Brief:
With pictures left out, extract every line between the start of the records below and the line holding "const seriesNames = ['Inland', 'Ausland'];", inclusive.

Source code of charts:
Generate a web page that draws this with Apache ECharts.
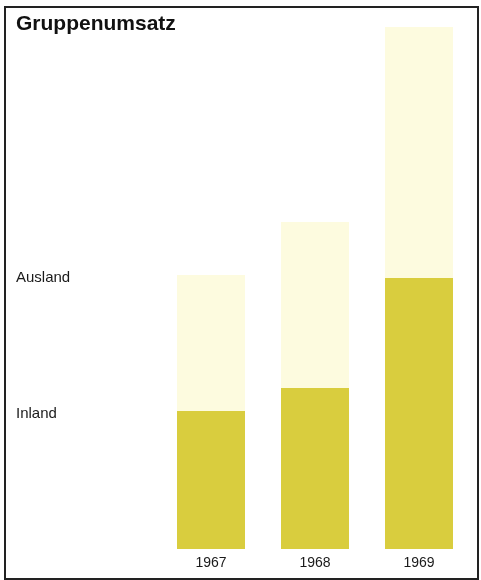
<!DOCTYPE html>
<html>
<head>
<meta charset="utf-8">
<script src="https://cdn.jsdelivr.net/npm/echarts@6/dist/echarts.min.js"></script>
<style>
  html, body { margin: 0; padding: 0; background: #fff; }
  #chart { width: 481px; height: 580px; }
</style>
</head>
<body>
<div id="chart"></div>
<script>
const years = ['1967', '1968', '1969'];
const inland = [138, 161, 271];
const ausland = [136, 166, 251];
const seriesNames = ['Inland', 'Ausland'];

const chart = echarts.init(document.getElementById('chart'));
const font = '"Liberation Sans", Arial, sans-serif';

chart.setOption({
  animation: false,
  backgroundColor: '#fff',
  grid: { left: 159, right: 10, top: 27, bottom: 31 },
  xAxis: {
    type: 'category',
    data: years,
    axisLine: { show: false },
    axisTick: { show: false },
    axisLabel: { color: '#1a1a1a', fontSize: 14, fontFamily: font, margin: 7 }
  },
  yAxis: { type: 'value', min: 0, max: 522, show: false, splitLine: { show: false } },
  series: [
    {
      name: seriesNames[0], type: 'bar', stack: 'u', barWidth: 68,
      itemStyle: { color: '#d9cd3e' }, data: inland
    },
    {
      name: seriesNames[1], type: 'bar', stack: 'u', barWidth: 68,
      itemStyle: { color: '#fdfbdf' }, data: ausland
    }
  ]
});

// side labels aligned with the tops of the first column's segments
const yInland = chart.convertToPixel({ gridIndex: 0 }, [0, inland[0]])[1];
const yTotal = chart.convertToPixel({ gridIndex: 0 }, [0, inland[0] + ausland[0]])[1];
chart.setOption({
  graphic: [
    {
      id: 'frame', type: 'rect', shape: { x: 5, y: 7, width: 473, height: 572 },
      style: { fill: 'none', stroke: '#222', lineWidth: 2 }
    },
    {
      id: 'title', type: 'text', left: 16, top: 14,
      style: { text: 'Gruppenumsatz', font: 'bold 21px ' + font, fill: '#111' }
    },
    {
      id: 'lblAusland', type: 'text', left: 16, top: yTotal - 5,
      style: { text: seriesNames[1], font: '15px ' + font, fill: '#1a1a1a' }
    },
    {
      id: 'lblInland', type: 'text', left: 16, top: yInland - 5,
      style: { text: seriesNames[0], font: '15px ' + font, fill: '#1a1a1a' }
    }
  ]
});
</script>
</body>
</html>
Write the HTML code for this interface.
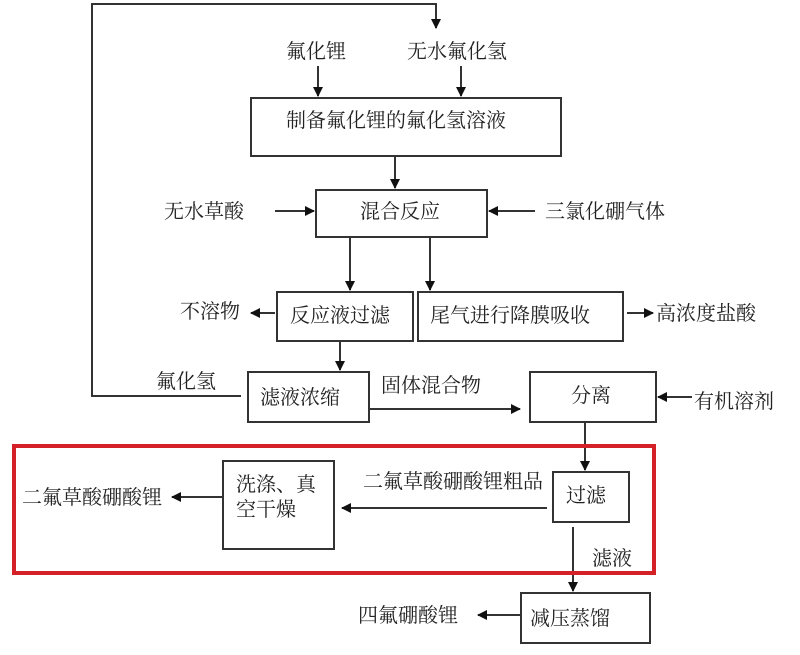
<!DOCTYPE html>
<html><head><meta charset="utf-8"><style>
html,body{margin:0;padding:0;background:#fff;}
svg text{font-family:"Liberation Serif","Noto Serif CJK SC",serif;fill:#222;font-size:20px;}
</style></head><body>
<svg width="800" height="650" viewBox="0 0 800 650" xmlns="http://www.w3.org/2000/svg">
<defs><marker id="a" markerWidth="10" markerHeight="10" refX="9" refY="5" orient="auto" markerUnits="userSpaceOnUse"><path d="M0,0 L10,5 L0,10 z" fill="#111"/></marker></defs>
<g stroke="#333" stroke-width="2" fill="none">
<polyline points="241,396 92,396 92,4 436,4 436,28" marker-end="url(#a)"/>
<line x1="318" y1="66" x2="318" y2="96" marker-end="url(#a)"/>
<line x1="461" y1="66" x2="461" y2="96" marker-end="url(#a)"/>
<rect x="251" y="98" width="310" height="58"/>
<line x1="395" y1="156" x2="395" y2="188" marker-end="url(#a)"/>
<rect x="316" y="190" width="171" height="47"/>
<line x1="275" y1="211" x2="314" y2="211" marker-end="url(#a)"/>
<line x1="535" y1="211" x2="489" y2="211" marker-end="url(#a)"/>
<line x1="350" y1="237" x2="350" y2="290" marker-end="url(#a)"/>
<line x1="430" y1="237" x2="430" y2="290" marker-end="url(#a)"/>
<rect x="277" y="292" width="136" height="49"/>
<rect x="418" y="292" width="205" height="49"/>
<line x1="275" y1="313" x2="251" y2="313" marker-end="url(#a)"/>
<line x1="627" y1="313" x2="653" y2="313" marker-end="url(#a)"/>
<line x1="340" y1="341" x2="340" y2="370" marker-end="url(#a)"/>
<rect x="248" y="372" width="121" height="50"/>
<line x1="369" y1="409" x2="520" y2="409" marker-end="url(#a)"/>
<rect x="530" y="372" width="126" height="50"/>
<line x1="692" y1="397" x2="658" y2="397" marker-end="url(#a)"/>
<line x1="585" y1="422" x2="585" y2="470" marker-end="url(#a)"/>
<rect x="553" y="472" width="76" height="50"/>
<rect x="223" y="461" width="111" height="88"/>
<line x1="547" y1="508" x2="342" y2="508" marker-end="url(#a)"/>
<line x1="223" y1="497" x2="172" y2="497" marker-end="url(#a)"/>
<line x1="573" y1="527" x2="573" y2="591" marker-end="url(#a)"/>
<rect x="521" y="593" width="129" height="50"/>
<line x1="520" y1="615" x2="478" y2="615" marker-end="url(#a)"/>
</g>
<rect x="14" y="446" width="640" height="127" fill="none" stroke="#d42027" stroke-width="4"/>
<text x="286" y="58">氟化锂</text>
<text x="407" y="58">无水氟化氢</text>
<text x="286" y="127" font-size="21">制备氟化锂的氟化氢溶液</text>
<text x="360" y="218">混合反应</text>
<text x="164" y="218">无水草酸</text>
<text x="545" y="218">三氯化硼气体</text>
<text x="180" y="318" font-size="17">不溶物</text>
<text x="290" y="322">反应液过滤</text>
<text x="430" y="322">尾气进行降膜吸收</text>
<text x="656" y="320">高浓度盐酸</text>
<text x="156" y="388">氟化氢</text>
<text x="260" y="404">滤液浓缩</text>
<text x="381" y="392">固体混合物</text>
<text x="571" y="402">分离</text>
<text x="694" y="408">有机溶剂</text>
<text x="236" y="491">洗涤、真</text>
<text x="236" y="516">空干燥</text>
<text x="363" y="488" font-size="18">二氟草酸硼酸锂粗品</text>
<text x="566" y="502">过滤</text>
<text x="22" y="504">二氟草酸硼酸锂</text>
<text x="592" y="565">滤液</text>
<text x="530" y="625">减压蒸馏</text>
<text x="358" y="622">四氟硼酸锂</text>
</svg>
</body></html>
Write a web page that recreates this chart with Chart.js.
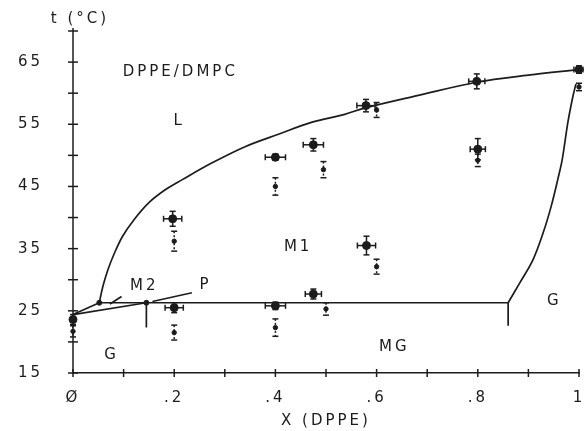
<!DOCTYPE html>
<html lang="en">
<head>
<meta charset="UTF-8">
<title>DPPE/DMPC</title>
<style>
  html, body { margin: 0; padding: 0; background: #fff; }
  #wrap { width: 584px; height: 431px; }
</style>
</head>
<body>
<div id="wrap"><canvas id="myChart"></canvas></div>
<script src="https://cdn.jsdelivr.net/npm/chart.js"></script>
<script>
// tick labels
const xTickValues = [0, 0.2, 0.4, 0.6, 0.8, 1];
const xTickLabels = ['Ø', '.2', '.4', '.6', '.8', '1'];
const yTickValues = [15, 25, 35, 45, 55, 65];
const yTickLabels = ['15', '25', '35', '45', '55', '65'];

// measured points, with x and t error bars
const bigX    = [0,    0.197, 0.2,   0.4,  0.4,  0.475, 0.475, 0.579, 0.58,  0.798, 0.8,   1.0];
const bigT    = [23.6, 39.8,  25.5,  49.7, 25.8, 51.7,  27.7,  58.0,  35.5,  61.9,  51.0,  63.8];
const bigXErr = [0,    0.018, 0.018, 0.02, 0.02, 0.02,  0.016, 0.018, 0.018, 0.016, 0.015, 0.01];
const bigTErr = [0.8,  1.2,   0.8,   0.5,  0.6,  1.0,   0.8,   1.0,   1.5,   1.2,   1.7,   0.6];

// second points, t error bars only
const smallX    = [0,    0.2,  0.2,  0.4,  0.4,  0.495, 0.5,  0.6,  0.6,  0.8,  1.0];
const smallT    = [21.7, 36.2, 21.5, 45.0, 22.3, 47.7,  25.3, 57.3, 32.1, 49.2, 61.0];
const smallTErr = [0.9,  1.6,  1.2,  1.4,  1.4,  1.3,   1.0,  1.2,  1.2,  1.0,  0.6];

// phase boundaries
const upperX = [0.052, 0.059, 0.069, 0.082, 0.098, 0.121, 0.150, 0.183, 0.216, 0.275, 0.34, 0.406, 0.471, 0.537, 0.576, 0.68, 0.8, 0.9, 1.0];
const upperT = [26.3, 28.9, 31.6, 34.3, 37.0, 39.7, 42.4, 44.5, 46.1, 48.8, 51.4, 53.4, 55.3, 56.6, 57.6, 59.6, 61.8, 62.9, 63.8];
const rightX = [0.86, 0.883, 0.909, 0.929, 0.945, 0.958, 0.967, 0.978, 0.988, 0.994];
const rightT = [26.3, 29.5, 33.2, 37.5, 41.8, 46.1, 49.4, 55.3, 59.5, 61.5];
const flatX = [0.052, 0.86];
const flatT = [26.3, 26.3];
const m2X = [0, 0.052];
const m2T = [24.4, 26.3];
const pX = [0, 0.145];
const pT = [24.4, 26.3];
const pMarkX = [0.145, 0.145];
const pMarkT = [26.3, 22.3];
const gMarkX = [0.86, 0.86];
const gMarkT = [26.3, 22.6];
const m2LeadX = [0.073, 0.096];
const m2LeadT = [26.1, 27.3];
const pLeadX = [0.157, 0.235];
const pLeadT = [26.5, 27.9];
const junctionX = [0.052, 0.145];
const junctionT = [26.3, 26.3];

// region labels
const regionText = ['DPPE/DMPC', 'L', 'M1', 'M2', 'P', 'G', 'MG', 'G'];
const regionX    = [0.212, 0.21, 0.445, 0.141, 0.262, 0.076, 0.635, 0.951];
const regionT    = [63.4,  55.5, 35.2,  29.0,  29.2,  17.9,  19.2,  26.5];

const ink = '#1c1c1c';
const pts = (xs, ts) => xs.map((x, i) => ({x: x, y: ts[i]}));

function lineSet(xs, ts, smooth) {
  return {
    type: 'line', data: pts(xs, ts), showLine: true,
    borderColor: ink, borderWidth: 1.7, pointRadius: 0,
    tension: smooth ? 0.35 : 0, clip: false
  };
}

const errorBars = {
  id: 'errorBars',
  afterDatasetsDraw(chart) {
    const c = chart.ctx, xs = chart.scales.x, ys = chart.scales.y;
    c.save();
    c.strokeStyle = ink;
    c.lineWidth = 1.5;
    const seg = (x1, y1, x2, y2) => { c.beginPath(); c.moveTo(x1, y1); c.lineTo(x2, y2); c.stroke(); };
    bigX.forEach((v, i) => {
      const px = xs.getPixelForValue(v), py = ys.getPixelForValue(bigT[i]);
      const t1 = ys.getPixelForValue(bigT[i] + bigTErr[i]), t2 = ys.getPixelForValue(bigT[i] - bigTErr[i]);
      seg(px, t1, px, t2); seg(px - 3, t1, px + 3, t1); seg(px - 3, t2, px + 3, t2);
      if (bigXErr[i] > 0) {
        const x1 = xs.getPixelForValue(v - bigXErr[i]), x2 = xs.getPixelForValue(v + bigXErr[i]);
        seg(x1, py, x2, py); seg(x1, py - 3, x1, py + 3); seg(x2, py - 3, x2, py + 3);
      }
    });
    smallX.forEach((v, i) => {
      const px = xs.getPixelForValue(v);
      const t1 = ys.getPixelForValue(smallT[i] + smallTErr[i]), t2 = ys.getPixelForValue(smallT[i] - smallTErr[i]);
      c.setLineDash([2, 2]);
      seg(px, t1, px, t2);
      c.setLineDash([]);
      seg(px - 3, t1, px + 3, t1); seg(px - 3, t2, px + 3, t2);
    });
    c.restore();
  }
};

const decor = {
  id: 'decor',
  beforeDraw(chart) { chart.ctx.letterSpacing = '3px'; },
  afterDraw(chart) {
    const c = chart.ctx, xs = chart.scales.x, ys = chart.scales.y;
    const a = chart.chartArea;
    c.save();
    c.strokeStyle = ink;
    c.fillStyle = ink;
    c.lineWidth = 1.5;
    // axis ticks through the axes
    for (let t = 15; t <= 70; t += 5) {
      const py = ys.getPixelForValue(t);
      c.beginPath(); c.moveTo(a.left - 5, py); c.lineTo(a.left + 5, py); c.stroke();
    }
    for (let k = 0; k <= 10; k++) {
      const px = xs.getPixelForValue(k / 10);
      c.beginPath(); c.moveTo(px, a.bottom - 4); c.lineTo(px, a.bottom + 4); c.stroke();
    }
    c.beginPath(); c.moveTo(a.left, a.top - 3); c.lineTo(a.left, a.bottom); c.stroke();
    c.font = '15px "DejaVu Sans"';
    c.letterSpacing = '3px';
    c.textAlign = 'center';
    c.textBaseline = 'middle';
    regionText.forEach((s, i) => {
      c.fillText(s, xs.getPixelForValue(regionX[i]), ys.getPixelForValue(regionT[i]));
    });
    c.fillText('t (°C)', 80, 19);
    c.restore();
  }
};

const ctx = document.getElementById('myChart');
new Chart(ctx, {
  type: 'scatter',
  data: {
    datasets: [
      lineSet(upperX, upperT, true),
      lineSet(rightX, rightT, true),
      lineSet(flatX, flatT),
      lineSet(m2X, m2T),
      lineSet(pX, pT),
      lineSet(pMarkX, pMarkT),
      lineSet(gMarkX, gMarkT),
      lineSet(m2LeadX, m2LeadT),
      lineSet(pLeadX, pLeadT),
      { data: pts(junctionX, junctionT), pointRadius: 2.5, backgroundColor: ink, borderColor: ink, clip: false },
      { data: pts(bigX, bigT), pointRadius: 4, backgroundColor: ink, borderColor: ink, clip: false },
      { data: pts(smallX, smallT), pointRadius: 2.2, backgroundColor: ink, borderColor: ink, clip: false }
    ]
  },
  options: {
    responsive: true,
    maintainAspectRatio: false,
    animation: false,
    layout: { padding: { top: 31, right: 0, left: 0, bottom: 0 } },
    plugins: { legend: { display: false }, tooltip: { enabled: false } },
    scales: {
      x: {
        type: 'linear', min: 0, max: 1,
        grid: { display: false, drawTicks: false },
        border: { display: true, color: ink, width: 1.5 },
        afterBuildTicks: s => { s.ticks = xTickValues.map(v => ({value: v})); },
        afterFit: s => { s.height = 58; s.paddingLeft = 0; s.paddingRight = 0; },
        ticks: {
          callback: (v, i) => xTickLabels[i],
          color: ink, font: { family: 'DejaVu Sans', size: 15 },
          padding: 16, maxRotation: 0, autoSkip: false
        },
        title: {
          display: true, text: 'X (DPPE)', color: ink,
          font: { family: 'DejaVu Sans', size: 15 },
          padding: { top: 0, bottom: 1 }
        }
      },
      y: {
        type: 'linear', min: 15, max: 70,
        grid: { display: false, drawTicks: false },
        border: { display: false },
        afterBuildTicks: s => { s.ticks = yTickValues.map(v => ({value: v})); },
        afterFit: s => { s.width = 73; s.paddingTop = 0; s.paddingBottom = 0; },
        ticks: {
          callback: (v, i) => yTickLabels[i],
          color: ink, font: { family: 'DejaVu Sans', size: 15 },
          padding: 30
        }
      }
    }
  },
  plugins: [errorBars, decor]
});
</script>
</body>
</html>
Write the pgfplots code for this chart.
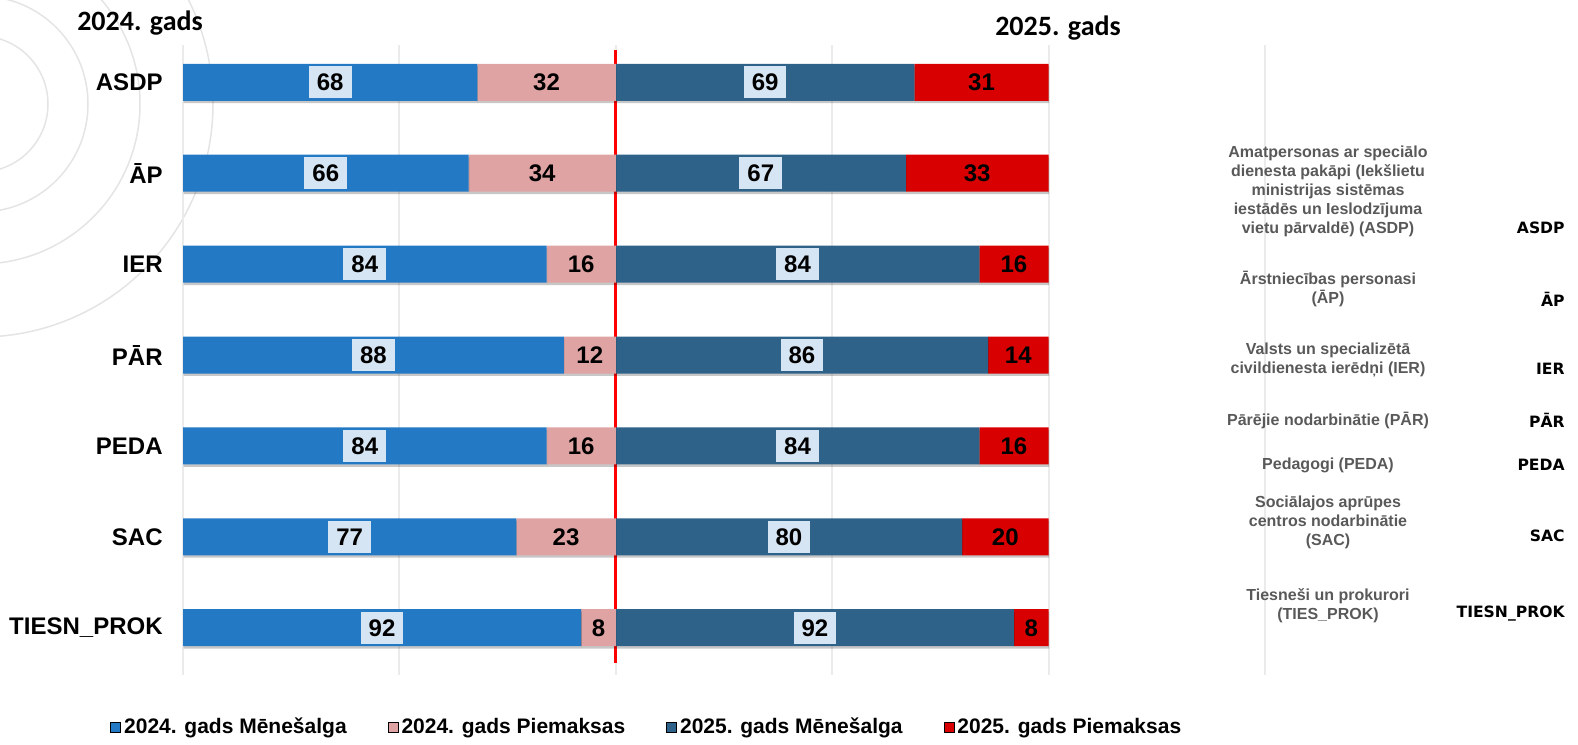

Written response:
Generate a web page that draws this with Apache ECharts.
<!DOCTYPE html>
<html>
<head>
<meta charset="utf-8">
<script src="https://cdn.jsdelivr.net/npm/echarts@6/dist/echarts.min.js"></script>
<style>
  html, body { margin: 0; padding: 0; background: #fff; }
  #chart { width: 481px; height: 580px; }
</style>
</head>
<body>
<div id="chart"></div>
<script>
const years = ['1967', '1968', '1969'];
const inland = [138, 161, 271];
const ausland = [136, 166, 251];
const seriesNames = ['Inland', 'Ausland'];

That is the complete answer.